You can travel the globe in one of Ken Follett’s books.  In Fall of Giants, the reader is propelled from Russia to England, Germany and the United States, following the lives and fortunes of several inter-related families during WWI.  The family sagas are continued in the second book of the series, Winter of the World

Perhaps the greatest journey of all, travel To heaven and back:  a doctor’s extraordinary account of her death, heaven, angels and life again:  a true story by Mary C. Neal.  Can’t think of a better example of ‘travel through time and space’ than that!

Want to give gift of time travel to your children?

They could journey out west to Minnesota with young Almanzo Wilder and his family  (first introduced in the Laura Ingalls Wilder “Little House” books) in a new novel by Heather Williams called Farmer Boy Goes West.

They could travel to 2008 Baghdad and meet Nouri and his cousin Talib in The white zone by Carolyn Marsden. Snow falls in that city for the first time in anyone’s living memory.  Will this new experience help the Sunnis and the Shiites forget that they hate each other?
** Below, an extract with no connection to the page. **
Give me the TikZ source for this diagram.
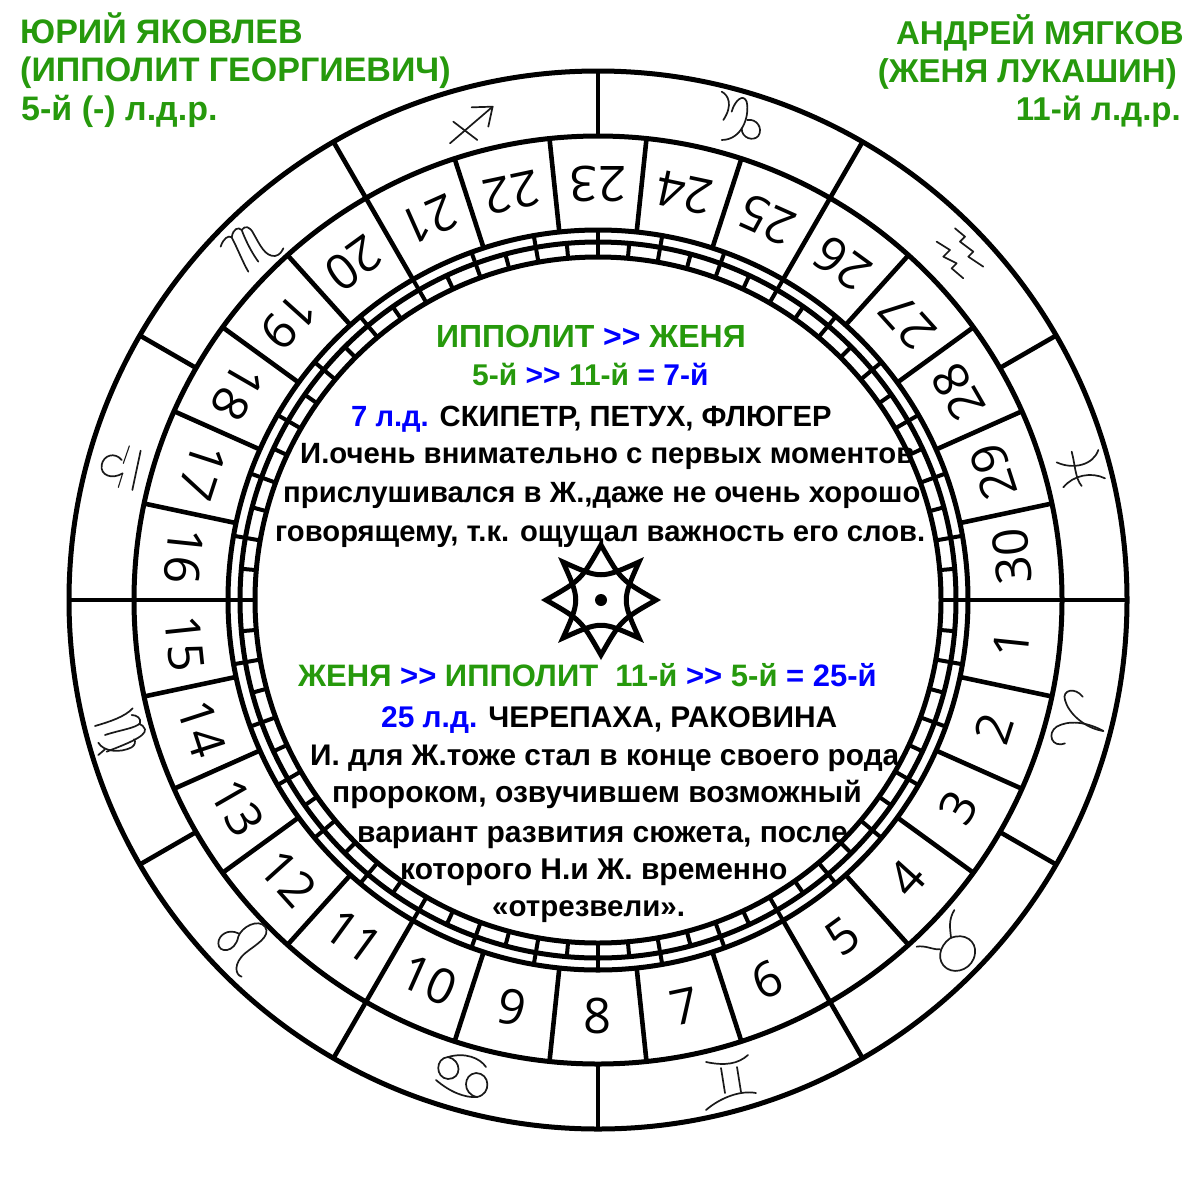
\documentclass[tikz,border=0pt]{standalone}
\usepackage{fontspec}
\setmainfont{Liberation Sans}
\newfontfamily\numf{Open Sans}
\definecolor{gr}{HTML}{26990C}
\definecolor{bl}{HTML}{0000FF}
\newcommand{\tl}[5]{\node[anchor=base west,inner sep=0pt] (#1) at (#2,#3) {\fontsize{#4}{#4}\selectfont\bfseries #5};}
\newcommand{\tr}[5]{\node[anchor=base east,inner sep=0pt] (#1) at (#2,#3) {\fontsize{#4}{#4}\selectfont\bfseries #5};}
\newcommand{\G}[1]{\textcolor{gr}{#1}}
\newcommand{\B}[1]{\textcolor{bl}{#1}}
\newcommand{\dgt}{>{}>}
\tikzset{ring/.style={line width=5pt},spoke/.style={line width=4.6pt},tick/.style={line width=4pt},
 gly/.style={line width=1.7pt,line cap=round,line join=round,black!90}}
\begin{document}
\begin{tikzpicture}[x=1pt,y=-1pt]
\useasboundingbox (0,0) rectangle (1200,1200);
\fill[white] (0,0) rectangle (1200,1200);
\begin{scope}[shift={(598,600)}]
 \draw[ring] (0,0) circle[radius=529];
 \draw[ring] (0,0) circle[radius=464];
 \draw[ring] (0,0) circle[radius=370];
 \draw[ring] (0,0) circle[radius=358];
 \draw[ring] (0,0) circle[radius=343];
 \foreach \a in {0,30,...,330} \draw[spoke] (\a:464pt) -- (\a:529pt);
 \foreach \a in {0,12,...,348} \draw[spoke] (\a:370pt) -- (\a:464pt);
 \foreach \a in {0,10,...,350} \draw[tick] (\a:343pt) -- (\a:370pt);
 \foreach \a in {5,15,...,355} \draw[tick] (\a:343pt) -- (\a:358pt);
 \foreach \n in {1,...,30}{
  \pgfmathsetmacro{\ang}{270+(8-\n)*12}
  \pgfmathsetmacro{\rot}{\ang+90}
  \node[inner sep=0pt,rotate=\rot] (n\n) at (\ang:416pt) {\numf\fontsize{49}{49}\selectfont \n};
 }
\end{scope}
% star
\begin{scope}[shift={(601,600)},line width=5pt,line join=miter,miter limit=20]
 \fill (0,0) circle[radius=6];
 \draw (0,-55) .. controls (-20,-20) and (-20,-20) .. (-55,0) .. controls (-20,20) and (-20,20) .. (0,55) .. controls (20,20) and (20,20) .. (55,0) .. controls (20,-20) and (20,-20) .. cycle;
 \draw (-38,-38) .. controls (0,-21) and (0,-21) .. (38,-38) .. controls (21,0) and (21,0) .. (38,38) .. controls (0,21) and (0,21) .. (-38,38) .. controls (-21,0) and (-21,0) .. cycle;
\end{scope}
% zodiac: coordinates read in zoomed crops
\begin{scope}[shift={(200,60)},x=.3333pt,y=-.3333pt,gly]
 % sagittarius
 \draw (750,250) -- (878,140);
 \draw (815,142) -- (878,140) -- (865,200);
 \draw (760,185) -- (832,240);
 % scorpio
 \draw (62,560) .. controls (70,535) and (85,525) .. (95,532) .. controls (110,560) and (130,610) .. (145,635);
 \draw (95,532) .. controls (100,505) and (115,500) .. (125,510) .. controls (140,550) and (160,585) .. (175,605);
 \draw (125,510) .. controls (135,495) and (150,500) .. (160,520) .. controls (180,555) and (195,590) .. (225,588) .. controls (240,585) and (245,575) .. (250,565);
\end{scope}
\begin{scope}[shift={(600,60)},x=.3333pt,y=-.3333pt,gly]
 % capricorn
 \draw (365,95) .. controls (385,105) and (400,135) .. (370,180);
 \draw (395,155) .. controls (405,120) and (430,100) .. (440,125) .. controls (450,170) and (425,240) .. (365,240);
 \draw (442,180) .. controls (470,175) and (490,205) .. (475,228) .. controls (460,245) and (425,235) .. (425,205);
 % aquarius
 \draw (1065,505) -- (1095,530) -- (1080,545) -- (1120,575) -- (1105,590) -- (1150,620);
 \draw (1010,545) -- (1050,570) -- (1030,590) -- (1070,610) -- (1055,625) -- (1090,655);
\end{scope}
\begin{scope}[shift={(1030,420)},x=.3333pt,y=-.3333pt,gly]
 % pisces
 \draw (80,127) .. controls (130,150) and (190,135) .. (205,90);
 \draw (100,202) .. controls (130,165) and (185,155) .. (225,175);
 \draw (125,95) .. controls (135,130) and (135,175) .. (155,198);
\end{scope}
\begin{scope}[shift={(1030,660)},x=.3333pt,y=-.3333pt,gly]
 % aries
 \draw (158,110) .. controls (135,80) and (95,90) .. (105,120) .. controls (115,160) and (165,205) .. (220,213);
 \draw (220,213) .. controls (170,185) and (115,180) .. (80,200) .. controls (50,220) and (65,265) .. (105,250);
\end{scope}
\begin{scope}[shift={(895,900)},x=.3333pt,y=-.3333pt,gly]
 % taurus
 \draw (165,115) .. controls (210,95) and (245,125) .. (240,160) .. controls (235,205) and (185,225) .. (155,205) .. controls (125,185) and (130,140) .. (165,115);
 \draw (178,30) .. controls (160,60) and (165,85) .. (168,112);
 \draw (65,140) .. controls (90,135) and (115,150) .. (135,148);
\end{scope}
\begin{scope}[shift={(185,900)},x=.3333pt,y=-.3333pt,gly]
 % leo
 \draw (160,100) .. controls (130,85) and (100,105) .. (100,130) .. controls (100,160) and (150,160) .. (160,110) .. controls (170,80) and (220,55) .. (240,80) .. controls (260,110) and (210,135) .. (180,160) .. controls (145,190) and (150,225) .. (170,230);
\end{scope}
\begin{scope}[shift={(70,690)},x=.3333pt,y=-.3333pt,gly]
 % virgo
 \draw (75,108) .. controls (120,95) and (165,80) .. (188,55);
 \draw (105,135) .. controls (150,120) and (195,115) .. (210,100) .. controls (215,85) and (200,75) .. (185,75);
 \draw (110,185) .. controls (160,165) and (230,140) .. (225,118) .. controls (222,108) and (215,105) .. (208,102);
 \draw (85,158) .. controls (100,185) and (150,190) .. (185,172) .. controls (195,165) and (198,155) .. (192,148);
 \draw (85,195) -- (105,178);
\end{scope}
\begin{scope}[shift={(70,430)},x=.3333pt,y=-.3333pt,gly]
 % libra
 \draw (155,90) .. controls (135,65) and (100,75) .. (95,105) .. controls (90,135) and (125,150) .. (158,130);
 \draw[line width=1.1pt] (178,48) -- (160,100);
 \draw[line width=1.1pt] (158,130) -- (145,172);
 \draw (212,62) -- (187,180);
\end{scope}
\begin{scope}[gly]
 % gemini
 \draw (706,1062) .. controls (725,1066) and (738,1064) .. (748,1055);
 \draw (706,1110) .. controls (720,1098) and (740,1090) .. (756,1093);
 \draw (721,1068) -- (725,1093);
 \draw (737,1067) -- (741,1092);
 % cancer
 \draw (448,1057) .. controls (465,1052) and (480,1058) .. (486,1067);
 \draw (448,1057) .. controls (435,1058) and (435,1078) .. (448,1079) .. controls (462,1079) and (462,1060) .. (448,1057);
 \draw (436,1080) .. controls (450,1092) and (465,1098) .. (477,1097);
 \draw (477,1097) .. controls (492,1094) and (490,1073) .. (476,1073) .. controls (463,1074) and (462,1094) .. (477,1097);
\end{scope}
% headings
\tl{h1}{20}{43}{34}{\G{ЮРИЙ ЯКОВЛЕВ}}
\tl{h2}{20}{81}{34}{\G{(ИППОЛИТ ГЕОРГИЕВИЧ)}}
\tl{h3}{21}{120}{34}{\G{5-й (-) л.д.р.}}
\tr{h4}{1184}{44}{33}{\G{АНДРЕЙ МЯГКОВ}}
\tr{h5}{1177}{82}{33}{\G{(ЖЕНЯ ЛУКАШИН)}}
\tr{h6}{1181}{120}{33}{\G{11-й л.д.р.}}
% upper block
\tl{a1}{436}{347}{32}{\G{ИППОЛИТ} \B{\dgt} \G{ЖЕНЯ}}
\tl{a2}{472}{385}{30}{\G{5-й} \B{\dgt} \G{11-й} \B{= 7-й}}
\tl{a3}{351}{426}{29.2}{\B{7 л.д.} СКИПЕТР, ПЕТУХ, ФЛЮГЕР}
\tl{a4}{300}{463}{29.3}{И.очень внимательно с первых моментов}
\tl{a5}{283}{502}{29.3}{прислушивался в Ж.,даже не очень хорошо}
\tl{a6}{275}{541}{29.2}{говорящему, т.к. ощущал важность его слов.}
% lower block
\tl{b1}{298}{686}{31}{\G{ЖЕНЯ} \B{\dgt} \G{ИППОЛИТ}\ \ \G{11-й} \B{\dgt} \G{5-й} \B{= 25-й}}
\tl{b2}{381}{727}{29.9}{\B{25 л.д.} ЧЕРЕПАХА, РАКОВИНА}
\tl{b3}{310}{765}{29.8}{И. для Ж.тоже стал в конце своего рода}
\tl{b4}{332}{802}{30}{пророком, озвучившем возможный}
\tl{b5}{357}{842}{30}{вариант развития сюжета, после}
\tl{b6}{400}{879}{30}{которого Н.и Ж. временно}
\tl{b7}{492}{916}{29.5}{«отрезвели».}
\end{tikzpicture}
\end{document}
Boys might want to travel down the St. Lawrence River in 1943 with 16-year-old Scott and his friend Adam in a riveting tale by Curtis Parkinson called Man Overboard! Or they might wish to take a train from Chicago to South Carolina, and then across the country to Oregon with 13-year-old Levi Battle as he searches for his father, a black paratrooper during WWII in Shelley Pearsall’s unforgettable tale  Jump into the sky.
Girls may wish to visit the Appalachian Mountains of West Virginia in 1953 to meet Lydia Hawkins as she moves to a coal mine with her aunt and uncle in the novel Child of the mountains by Marilyn Sue Shank.

So be sure to visit the library, and enjoy your free time travel!